** BEGIN DATASET EXCERPTS **

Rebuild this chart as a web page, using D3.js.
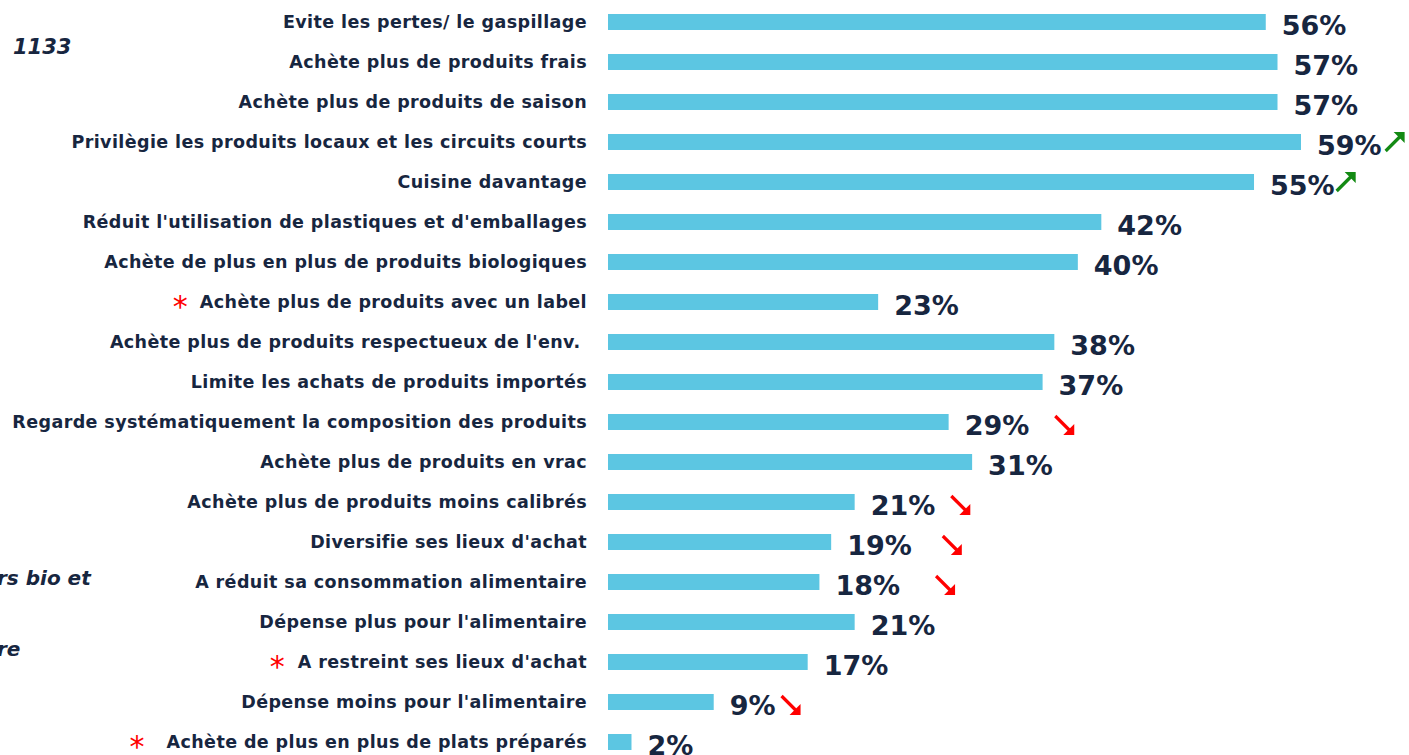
<!DOCTYPE html>
<html>
<head>
<meta charset="utf-8">
<script src="https://cdn.jsdelivr.net/npm/d3@7"></script>
<style>
  body { margin: 0; background: #fff; overflow: hidden; }
  text { font-family: "DejaVu Sans", sans-serif; }
</style>
</head>
<body>
<script>
// data
var labels = [
    "Evite les pertes/ le gaspillage",
    "Achète plus de produits frais",
    "Achète plus de produits de saison",
    "Privilègie les produits locaux et les circuits courts",
    "Cuisine davantage",
    "Réduit l'utilisation de plastiques et d'emballages",
    "Achète de plus en plus de produits biologiques",
    "Achète plus de produits avec un label",
    "Achète plus de produits respectueux de l'env.\u00a0",
    "Limite les achats de produits importés",
    "Regarde systématiquement la composition des produits",
    "Achète plus de produits en vrac",
    "Achète plus de produits moins calibrés",
    "Diversifie ses lieux d'achat",
    "A réduit sa consommation alimentaire",
    "Dépense plus pour l'alimentaire",
    "A restreint ses lieux d'achat",
    "Dépense moins pour l'alimentaire",
    "Achète de plus en plus de plats préparés"
];
var values = [56, 57, 57, 59, 55, 42, 40, 23, 38, 37, 29, 31, 21, 19, 18, 21, 17, 9, 2];
// 1 = hausse, -1 = baisse, 0 = rien
var trends = [0, 0, 0, 1, 1, 0, 0, 0, 0, 0, -1, 0, -1, -1, -1, 0, 0, -1, 0];
var starred = [0, 0, 0, 0, 0, 0, 0, 1, 0, 0, 0, 0, 0, 0, 0, 0, 1, 0, 1];

var width = 1409, height = 755;
var svg = d3.select("body").append("svg")
    .attr("width", width)
    .attr("height", height);

var x = d3.scaleLinear().domain([0, 59]).range([608, 1301]);
var y = d3.scaleBand().domain(d3.range(labels.length))
    .range([2, 762]).paddingInner(0.6).paddingOuter(0.3);

var navy = "#172640";

// fragments of the clipped left panel
var left = svg.append("g").attr("fill", navy)
    .style("font-style", "italic").style("font-weight", "bold");
left.append("text").attr("x", 13).attr("y", 54).style("font-size", "21px").text("1133");
left.append("text").attr("x", -3).attr("y", 585).style("font-size", "20px").text("rs bio et");
left.append("text").attr("x", -3).attr("y", 656).style("font-size", "20px").text("re");

// bars
svg.selectAll("rect.bar")
    .data(values)
    .enter()
    .append("rect")
    .attr("class", "bar")
    .attr("x", x(0))
    .attr("y", function(d, i){ return y(i); })
    .attr("width", function(d){ return x(d) - x(0); })
    .attr("height", y.bandwidth())
    .style("fill", "#5CC6E2");

// category labels
var cat = svg.selectAll("text.cat")
    .data(labels)
    .enter()
    .append("text")
    .attr("class", "cat")
    .attr("x", 587)
    .attr("y", function(d, i){ return y(i) + y.bandwidth() / 2 + 6; })
    .attr("text-anchor", "end")
    .style("font-size", "17.5px")
    .style("letter-spacing", "0.4px")
    .style("font-weight", "bold")
    .style("fill", navy)
    .text(function(d){ return d; });

// red stars in front of some labels
var starGap = [0, 0, 0, 0, 0, 0, 0, 12, 0, 0, 0, 0, 0, 0, 0, 0, 13, 0, 22];
cat.each(function(d, i){
    if (!starred[i]) return;
    var bb = this.getBBox();
    svg.append("text")
        .attr("x", bb.x - starGap[i])
        .attr("y", y(i) + y.bandwidth() / 2 + 15)
        .attr("text-anchor", "end")
        .style("font-size", "30px")
        .style("fill", "#FF0000")
        .text("*");
});

// value labels
var val = svg.selectAll("text.val")
    .data(values)
    .enter()
    .append("text")
    .attr("class", "val")
    .attr("x", function(d){ return x(d) + 16; })
    .attr("y", function(d, i){ return y(i) + y.bandwidth() / 2 + 13; })
    .style("font-size", "27px")
    .style("font-weight", "bold")
    .style("fill", navy)
    .text(function(d){ return d + "%"; });

// trend arrows (gap after the value label, as placed on the slide)
var arrowGap = [0, 0, 0, 4, 2, 0, 0, 0, 0, 0, 26, 0, 16, 31, 36, 0, 0, 6, 0];
val.each(function(d, i){
    if (!trends[i]) return;
    var bb = this.getBBox();
    var x0 = bb.x + bb.width + arrowGap[i];
    var cy = y(i) + y.bandwidth() / 2;
    var up = trends[i] > 0;
    var col = up ? "#138A13" : "#FF0000";
    var s = 19;
    var dir = up ? -1 : 1;
    var y0 = up ? cy + 9 : cy - 6;
    var y1 = y0 + dir * s;
    var g = svg.append("g");
    g.append("line")
        .attr("x1", x0).attr("y1", y0)
        .attr("x2", x0 + s - 4).attr("y2", y1 - dir * 4)
        .style("stroke", col).style("stroke-width", 3.2);
    g.append("path")
        .attr("d", "M" + (x0 + s) + "," + y1 +
            "L" + (x0 + s - 11) + "," + y1 +
            "L" + (x0 + s) + "," + (y1 - dir * 11) + "Z")
        .style("fill", col);
});
</script>
</body>
</html>
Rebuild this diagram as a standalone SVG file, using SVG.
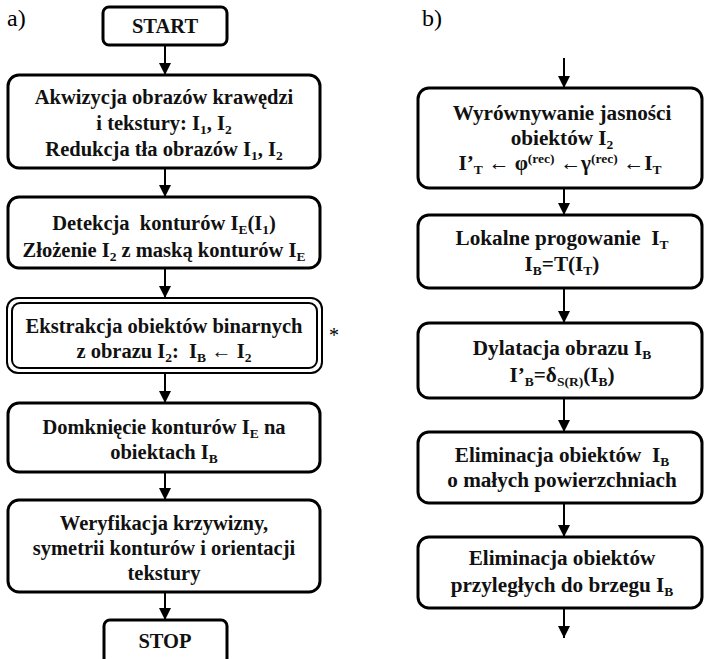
<svg xmlns="http://www.w3.org/2000/svg" width="704" height="659" viewBox="0 0 704 659">
<defs>
<style>
.box{fill:#fff;stroke:#000;stroke-width:3}
.dbl{fill:#fff;stroke:#000;stroke-width:2}
.t{font-family:'Liberation Serif','DejaVu Serif','Noto Serif',serif;font-weight:bold;font-size:20.5px;text-anchor:middle;fill:#111}
.r{font-size:21.2px}
.s{font-size:13.5px}
.lab{font-family:'Liberation Serif','DejaVu Serif',serif;font-size:24px;fill:#000}
.ast{font-family:'Liberation Serif','DejaVu Serif',serif;font-size:20px;text-anchor:middle}
.conn line{stroke:#000;stroke-width:2}
</style>
<marker id="ah" viewBox="0 0 10 10" refX="10" refY="5" markerWidth="12" markerHeight="12" markerUnits="userSpaceOnUse" orient="auto">
<path d="M0,0 L10,5 L0,10 z" fill="#000"/>
</marker>
</defs>
<rect width="704" height="659" fill="#fff"/>
<text class="lab" x="7" y="26">a)</text>
<text class="lab" x="422" y="26">b)</text>

<g class="conn">
<line x1="165" y1="45" x2="165" y2="75" marker-end="url(#ah)"/>
<line x1="165" y1="168" x2="165" y2="197" marker-end="url(#ah)"/>
<line x1="165" y1="268" x2="165" y2="298" marker-end="url(#ah)"/>
<line x1="165" y1="373" x2="165" y2="403" marker-end="url(#ah)"/>
<line x1="165" y1="472" x2="165" y2="500" marker-end="url(#ah)"/>
<line x1="165" y1="592" x2="165" y2="620" marker-end="url(#ah)"/>
<line x1="564" y1="58" x2="564" y2="88" marker-end="url(#ah)"/>
<line x1="564" y1="188" x2="564" y2="215" marker-end="url(#ah)"/>
<line x1="564" y1="288" x2="564" y2="323" marker-end="url(#ah)"/>
<line x1="564" y1="398" x2="564" y2="432" marker-end="url(#ah)"/>
<line x1="564" y1="503" x2="564" y2="537" marker-end="url(#ah)"/>
<line x1="564" y1="608" x2="564" y2="638" marker-end="url(#ah)"/>
</g>

<g id="start">
<rect class="box" x="103" y="7" width="124" height="38" rx="6"/>
<text class="t" x="165" y="33">START</text>
</g>

<g id="a1">
<rect class="box" x="8" y="75" width="312" height="93" rx="11"/>
<text class="t" x="164" y="104">Akwizycja obrazów krawędzi</text>
<text class="t" x="164" y="130">i tekstury: I<tspan class="s" dy="4">1</tspan><tspan dy="-4">, I</tspan><tspan class="s" dy="4">2</tspan></text>
<text class="t" x="164" y="156">Redukcja tła obrazów I<tspan class="s" dy="4">1</tspan><tspan dy="-4">, I</tspan><tspan class="s" dy="4">2</tspan></text>
</g>

<g id="a2">
<rect class="box" x="8" y="197" width="312" height="71" rx="11"/>
<text class="t" x="164" y="230">Detekcja&#160; konturów I<tspan class="s" dy="4">E</tspan><tspan dy="-4">(I</tspan><tspan class="s" dy="4">1</tspan><tspan dy="-4">)</tspan></text>
<text class="t" x="164" y="257">Złożenie I<tspan class="s" dy="4">2</tspan><tspan dy="-4"> z maską konturów I</tspan><tspan class="s" dy="4">E</tspan></text>
</g>

<g id="a3">
<rect class="dbl" x="7" y="298" width="315" height="75" rx="11"/>
<rect class="dbl" x="12" y="303" width="305" height="65" rx="8"/>
<text class="t" x="164" y="333">Ekstrakcja obiektów binarnych</text>
<text class="t" x="164" y="358">z obrazu I<tspan class="s" dy="4">2</tspan><tspan dy="-4">:&#160; I</tspan><tspan class="s" dy="4">B</tspan><tspan dy="-4"> ← I</tspan><tspan class="s" dy="4">2</tspan></text>
<text class="ast" x="334" y="342">*</text>
</g>

<g id="a4">
<rect class="box" x="8" y="403" width="312" height="69" rx="11"/>
<text class="t" x="164" y="434">Domknięcie konturów I<tspan class="s" dy="4">E</tspan><tspan dy="-4"> na</tspan></text>
<text class="t" x="164" y="459">obiektach I<tspan class="s" dy="4">B</tspan></text>
</g>

<g id="a5">
<rect class="box" x="8" y="500" width="312" height="92" rx="11"/>
<text class="t" x="164" y="530">Weryfikacja krzywizny,</text>
<text class="t" x="164" y="555">symetrii konturów i orientacji</text>
<text class="t" x="164" y="580">tekstury</text>
</g>

<g id="stop">
<rect class="box" x="104" y="620" width="123" height="44" rx="6"/>
<text class="t" x="165" y="648">STOP</text>
</g>

<g id="b1">
<rect class="box" x="418" y="88" width="284" height="100" rx="11"/>
<text class="t r" x="562" y="120">Wyrównywanie jasności</text>
<text class="t r" x="562" y="145">obiektów I<tspan class="s" dy="4">2</tspan></text>
<text class="t r" x="560" y="170">I’<tspan class="s" dy="4">T</tspan><tspan dy="-4"> ← φ</tspan><tspan class="s" dy="-7">(rec)</tspan><tspan dy="7"> ←γ</tspan><tspan class="s" dy="-7">(rec)</tspan><tspan dy="7"> ←I</tspan><tspan class="s" dy="4">T</tspan></text>
</g>

<g id="b2">
<rect class="box" x="418" y="215" width="284" height="73" rx="11"/>
<text class="t r" x="562" y="245">Lokalne progowanie&#160; I<tspan class="s" dy="4">T</tspan></text>
<text class="t r" x="562" y="271">I<tspan class="s" dy="4">B</tspan><tspan dy="-4">=T(I</tspan><tspan class="s" dy="4">T</tspan><tspan dy="-4">)</tspan></text>
</g>

<g id="b3">
<rect class="box" x="418" y="323" width="284" height="75" rx="11"/>
<text class="t r" x="562" y="355">Dylatacja obrazu I<tspan class="s" dy="4">B</tspan></text>
<text class="t r" x="562" y="382">I’<tspan class="s" dy="4">B</tspan><tspan dy="-4">=δ</tspan><tspan class="s" dy="4">S(R)</tspan><tspan dy="-4">(I</tspan><tspan class="s" dy="4">B</tspan><tspan dy="-4">)</tspan></text>
</g>

<g id="b4">
<rect class="box" x="418" y="432" width="284" height="71" rx="11"/>
<text class="t r" x="562" y="462">Eliminacja obiektów&#160; I<tspan class="s" dy="4">B</tspan></text>
<text class="t r" x="562" y="487">o małych powierzchniach</text>
</g>

<g id="b5">
<rect class="box" x="418" y="537" width="284" height="71" rx="11"/>
<text class="t r" x="562" y="565">Eliminacja obiektów</text>
<text class="t r" x="562" y="592">przyległych do brzegu I<tspan class="s" dy="4">B</tspan></text>
</g>
</svg>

** END DATASET EXCERPTS **

EXERCISE
Say the number of lines in the listing that hold "this", with no added words.

THE ANSWER
4